On Agenda Item 16: Question of Palestine
New York, 30 November 2009
We meet today to consider the Question of Palestine, which remains the oldest unresolved issue before the General Assembly. We have before us the Report of the Committee on the Exercise of the Inalienable Rights of the Palestinian People and the Secretary-General’s report on the Peaceful settlement of the question of Palestine.
This morning we observed the International Day of Solidarity with the Palestinian People. This day is an occasion for renewing our commitment to the realization of the inalienable rights of the Palestinian People, primarily the right to self determination and the right to their independent state and reaffirming our support to a comprehensive, just and lasting peace in the Middle East. The fact that after all these years the Question of Palestine still awaits a peaceful settlement, weighs heavily on the United Nations. This day should also remind us that the human cost of the Middle East conflict is borne by the Palestinian people. Their suffering will continue until the Question of Palestine is resolved.
The Israeli blockade of the Gaza Strip has forced 1.5 million Palestinian civilians into poverty and isolation. The Israeli military offensive almost a year ago further exacerbated the already desperate situation. International efforts to rebuild the Gaza Strip and to assist its civilian population are blocked by Israel. The United Nations has repeatedly called on Israel to lift the blockade, but Israel continues to impose collective punishment on Gaza’s civilian population, in contravention of international law. Israel must heed the call of the international community to release its stranglehold on civilian life in the Gaza Strip and to lift the illegal blockade.
Earlier this month, the General Assembly endorsed the Report of the United Nations Fact Finding Mission on the Gaza Conflict, and called on Israel and the Palestinian side to undertake independent, credible investigations, towards ensuring accountability and justice. The Secretary-General has been requested to report on the implementation of the resolution before 2 February. The General Assembly will in due course consider the report of the Secretary-General and any further action.
The situation of the question of Palestine is in a critical juncture and need a sustained focus and reinvigoration of the peace process.

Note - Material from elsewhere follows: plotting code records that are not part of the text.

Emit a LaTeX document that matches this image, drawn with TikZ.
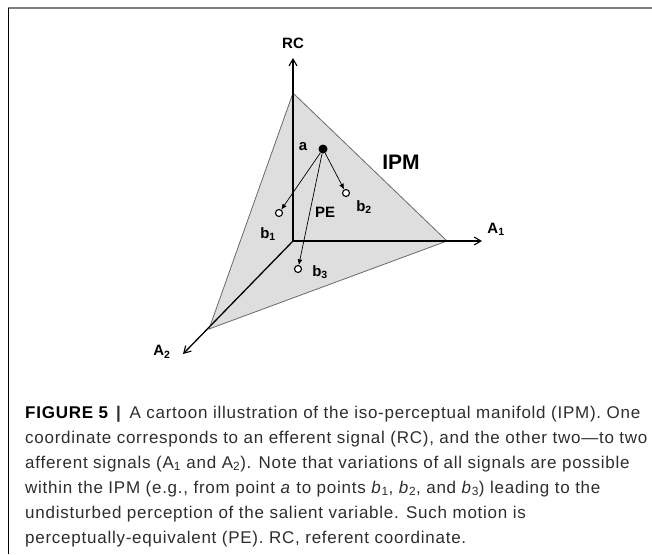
\documentclass[tikz,border=0pt]{standalone}
\usepackage{fontspec}
\setmainfont{Liberation Sans}
\newfontfamily\capfont[LetterSpace=4.4]{Liberation Sans}
\usepackage{xcolor}
\usetikzlibrary{arrows.meta}
\definecolor{ipmfill}{RGB}{222,222,222}
\definecolor{ipmedge}{RGB}{105,105,105}
\definecolor{captext}{RGB}{45,45,45}

\begin{document}
\begin{tikzpicture}[x=1pt,y=-1pt,
        axis/.style={line width=1.3pt,-{Straight Barb[length=2.4mm,width=2.8mm,line width=1.1pt]}},
        move/.style={line width=0.7pt,-{Latex[length=2mm,width=1.7mm]}},
        start/.style={circle,fill=black,inner sep=0pt,minimum size=9pt},
        goal/.style={circle,draw,fill=white,line width=1.1pt,inner sep=0pt,minimum size=7pt},
        lbl/.style={font=\bfseries\fontsize{15}{17}\selectfont},
        caption/.style={anchor=base west,inner sep=0pt,text=captext,font=\capfont\fontsize{17}{25}\selectfont}
    ]
        \useasboundingbox (0,0) rectangle (652,554);
        % frame
        \draw[gray,line width=1.6pt] (8,8) -- (652,8);
        \draw[black,line width=0.8pt] (8,8) -- (8,554);

        % manifold
        \coordinate (o) at (293,241);
        \coordinate (top) at (293,93);
        \coordinate (right) at (447,241);
        \coordinate (left) at (209,329);
        \filldraw[fill=ipmfill,draw=ipmedge,line width=0.8pt] (top) -- (right) -- (left) -- cycle;

        % axes
        \coordinate (rctip) at (293,58);
        \coordinate (a1tip) at (482,241);
        \coordinate (a2tip) at (183,354);
        \draw[axis] (o) -- (rctip);
        \draw[axis] (o) -- (a1tip);
        \draw[axis] (o) -- (a2tip);
        \node[lbl] (rc) at (293,43) {RC};
        \node[lbl] (a1) at (496,229) {A\textsubscript{1}};
        \node[lbl] (a2) at (162,352) {A\textsubscript{2}};

        % points and moves
        \node[start] (a) at (323,149) {};
        \node[goal] (b1) at (279,213) {};
        \node[goal] (b2) at (346,193) {};
        \node[goal] (b3) at (298,269) {};
        \draw[move] (a) -- (b1);
        \draw[move] (a) -- (b2);
        \draw[move] (a) -- (b3);
        \node[lbl] (la) at (303,147) {a};
        \node[lbl,font=\bfseries\fontsize{21}{23}\selectfont] (ipm) at (401,162) {IPM};
        \node[lbl] (pe) at (325,212) {PE};
        \node[lbl] (lb1) at (268,234) {b\textsubscript{1}};
        \node[lbl] (lb2) at (364,207) {b\textsubscript{2}};
        \node[lbl] (lb3) at (320,272) {b\textsubscript{3}};

        % caption
        \foreach \ln [count=\i from 0] in {
            {\textbf{\color{black}FIGURE 5}\hspace{8pt}\textbf{|}\hspace{8pt}A cartoon illustration of the iso-perceptual manifold (IPM). One},
            {coordinate corresponds to an efferent signal (RC), and the other two—to two},
            {afferent signals (A\textsubscript{1} and A\textsubscript{2}). Note that variations of all signals are possible},
            {within the IPM (e.g., from point \textit{a} to points \textit{b}\textsubscript{1}, \textit{b}\textsubscript{2}, and \textit{b}\textsubscript{3}) leading to the},
            {undisturbed perception of the salient variable. Such motion is},
            {perceptually-equivalent (PE). RC, referent coordinate.}}
            \node[caption] (cap\i) at (25,418+25*\i) {\ln};
    \end{tikzpicture}
\end{document}
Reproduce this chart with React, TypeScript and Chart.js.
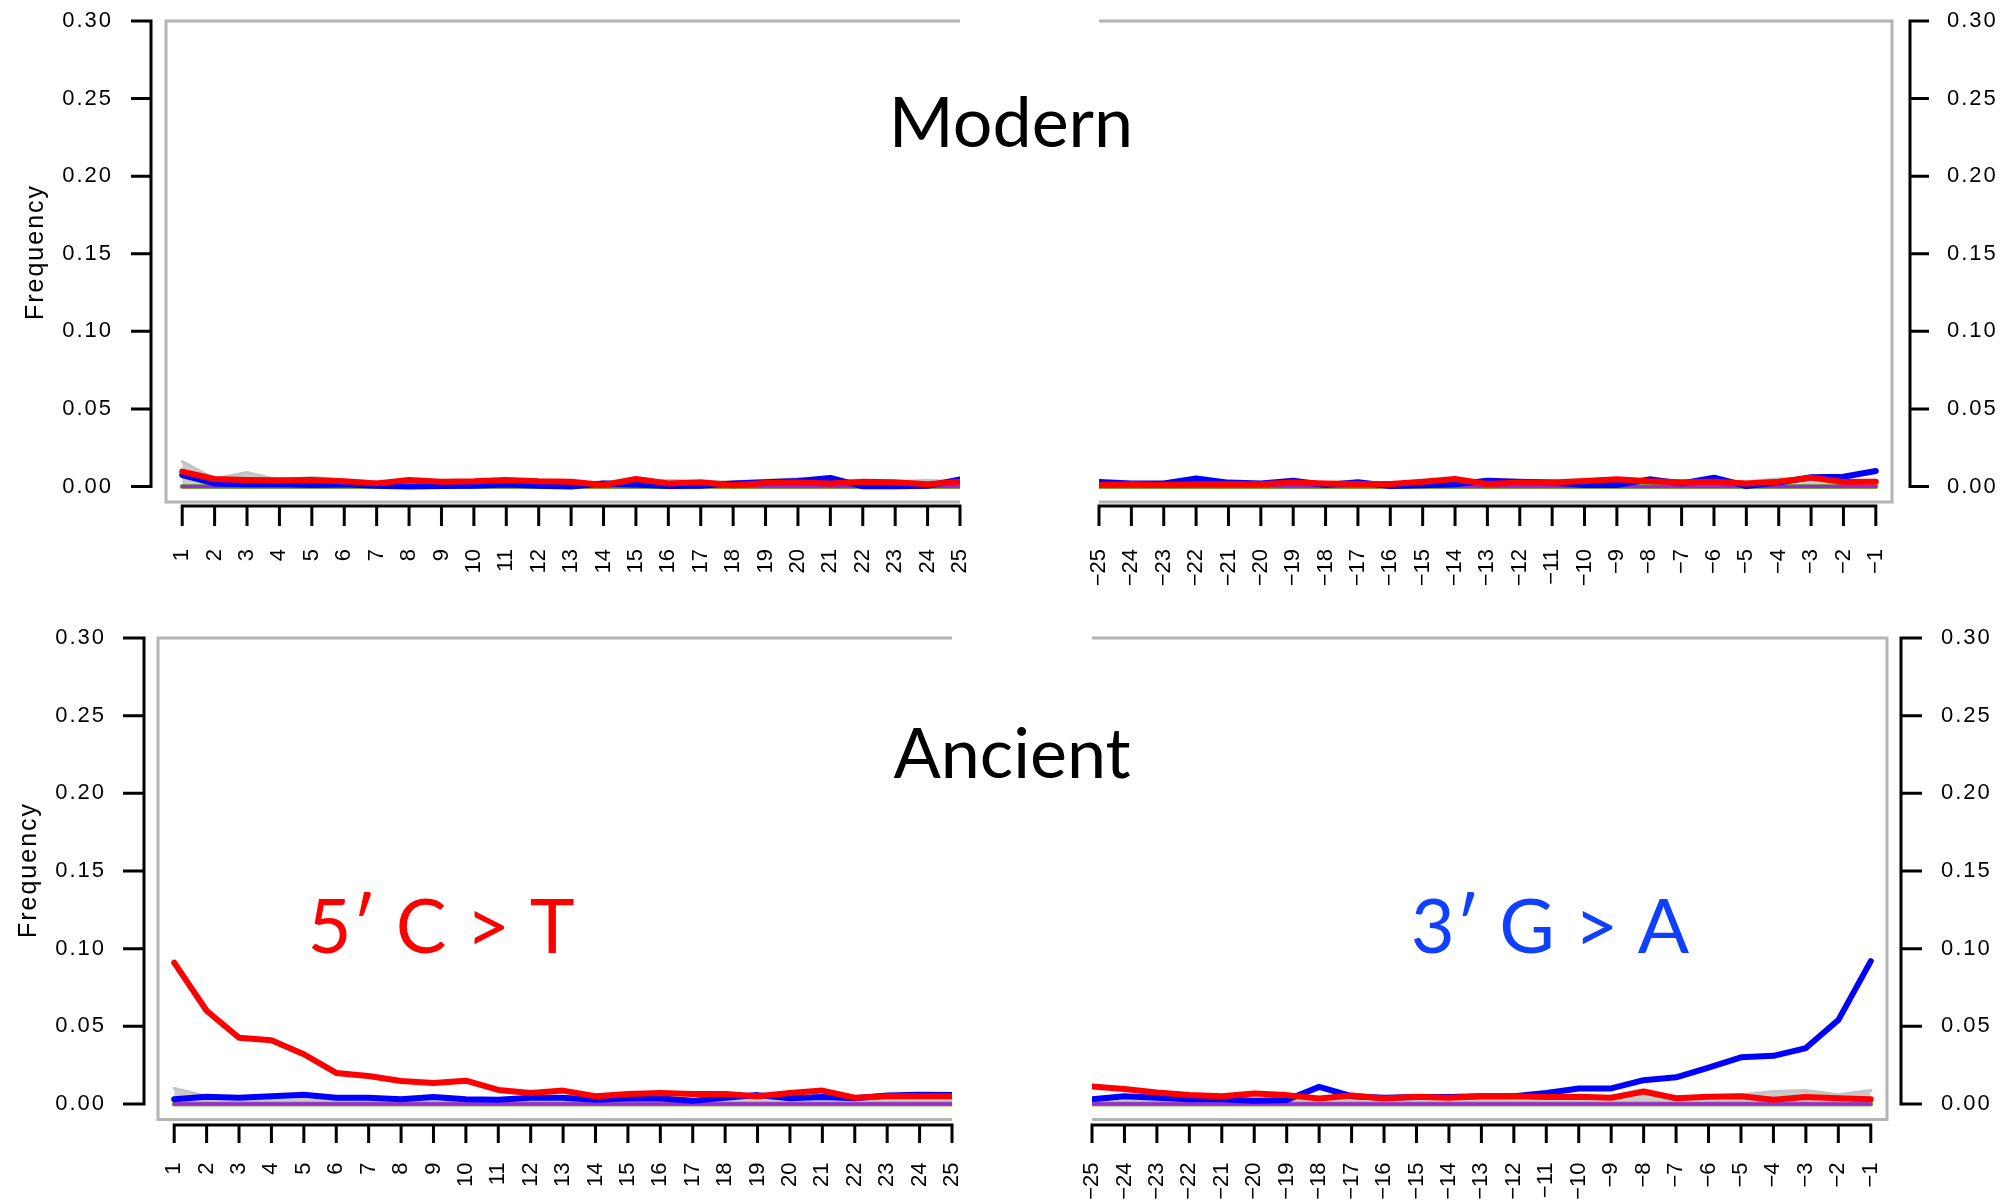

The renewed engagement by President Barack Obama to promote peace in the Middle East has the support of the international community. But on the ground, the obstacles to peace remain in place. The continued expansion of Israeli settlements and construction of the separation barrier on occupied territory undermine the peace process and violate United Nations resolutions. Continued Israeli actions to change the status of Jerusalem further endanger the viability of a Palestinian state, with East Jerusalem as its capital.
The United Nations has consistently upheld the rights of the Palestinian people to self-determination and will continue to work for a peaceful settlement of the question of Palestine on the basis of the relevant Security Council and General Assembly resolutions, the Madrid principles, the Road Map and the Arab Peace Initiative. These resolutions and agreements are the building blocks of a Palestinian state and must be implemented. In order to achieve a comprehensive peace in the region, the international community must also work for just and lasting settlement that ensures the withdrawal of Israel from the Syrian Golan and the territories it occupies in Lebanon.
I now give the floor to His Excellency Mr. Paul Badji of Senegal, who will speak in his capacity as Chairman of the Committee on the Exercise of the Inalienable Rights of the Palestinian People.